The dramatically-named Isle of Terror lies in the middle of Lake Encarthan in central Avistan.[1] It was the site of the final battle between the wizard-king Tar-Baphon and the god Aroden in 896 AR. The necromancer had created a magical trap there for the Last Azlanti, located in an immense shaft known as the Well of Sorrows within a dungeon named the Wizard-King's Pit. Even though Tar-Baphon was eventually defeated, the Well and the dungeon remain, still waiting for the trap to be sprung.[2]

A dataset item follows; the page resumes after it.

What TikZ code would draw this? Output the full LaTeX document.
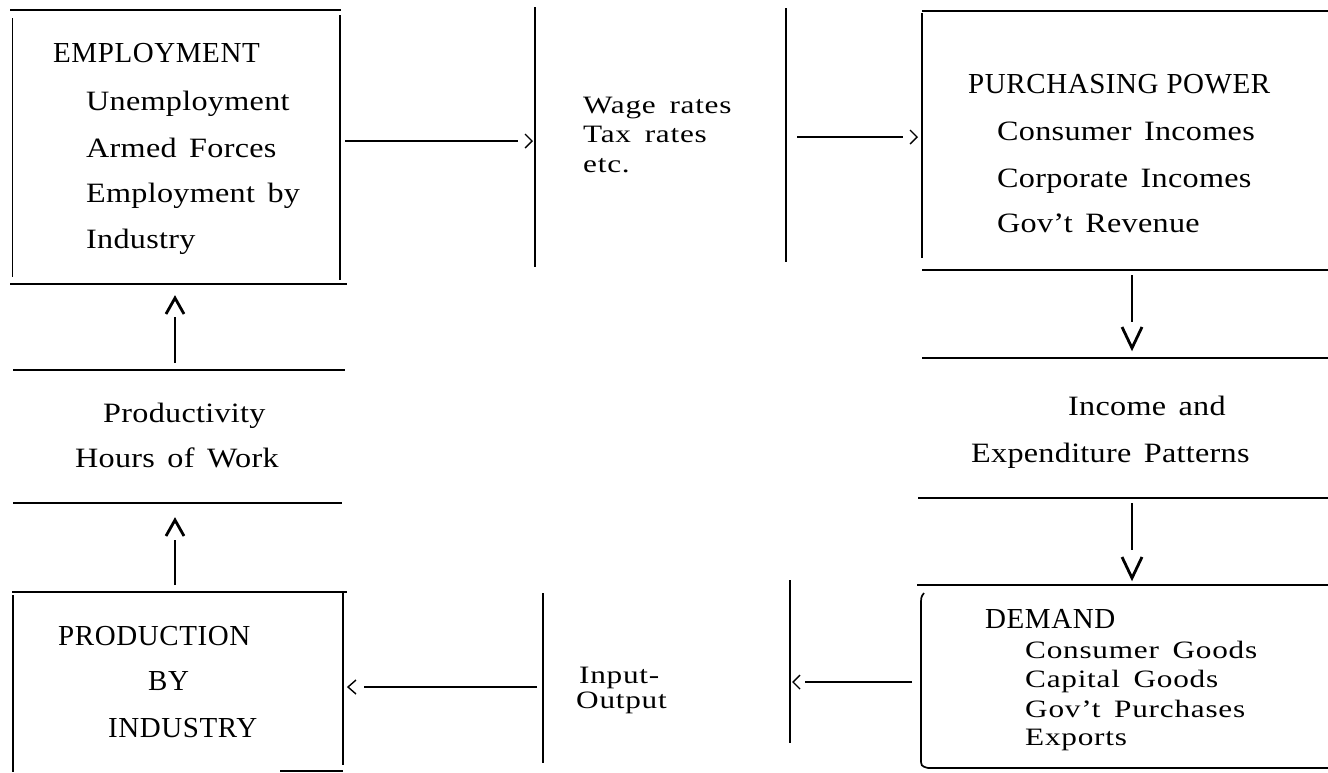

According to the Pathfinder Chronicles, a metropolis called Kestrillon stood on the Isle until the arrival of the wizard-king Tar-Baphon. Leading his army onto the island, he conquered the city, renaming it Xin-Grafar after the Thassilonian style. With the island secure, he stored his wealth in his new city, filling it with deadly traps and guardians. His ultimate plan was to entrap Aroden within his new city and destroy him utterly.[3]

The Isle of Terror Today

Today, the isle is racked by continuous storms (natural and otherwise) and is evaded by all but the most foolhardy of travelers. Monsters and undead roam the island and the seas churn constantly around it, driven by powerful winds and pounding rain. Stories persist of especially brave or foolhardy pirates who brave the elements and the Isle of Terror's shore in order to hurriedly hide treasure somewhere on the land before quickly escaping. Some sailors have reported sightings of a rotten ship with tattered black sails, the Nixie's Pride, near the blighted island during a new moon.[4] Perhaps the safest place to make landing is a small half-moon bay known as Aroden's Landing, although only a fool would consider any location truly safe.[5]

One of the more common creatures native to the island include wolves warped by proximity to vast amounts of negative energy. Other twisted animals exist also, but the warped wolves are perhaps the most common. Other unnatural creatures exist also, such as evil shadow demons and reports of dark folk persist, although have not been confirmed.[6]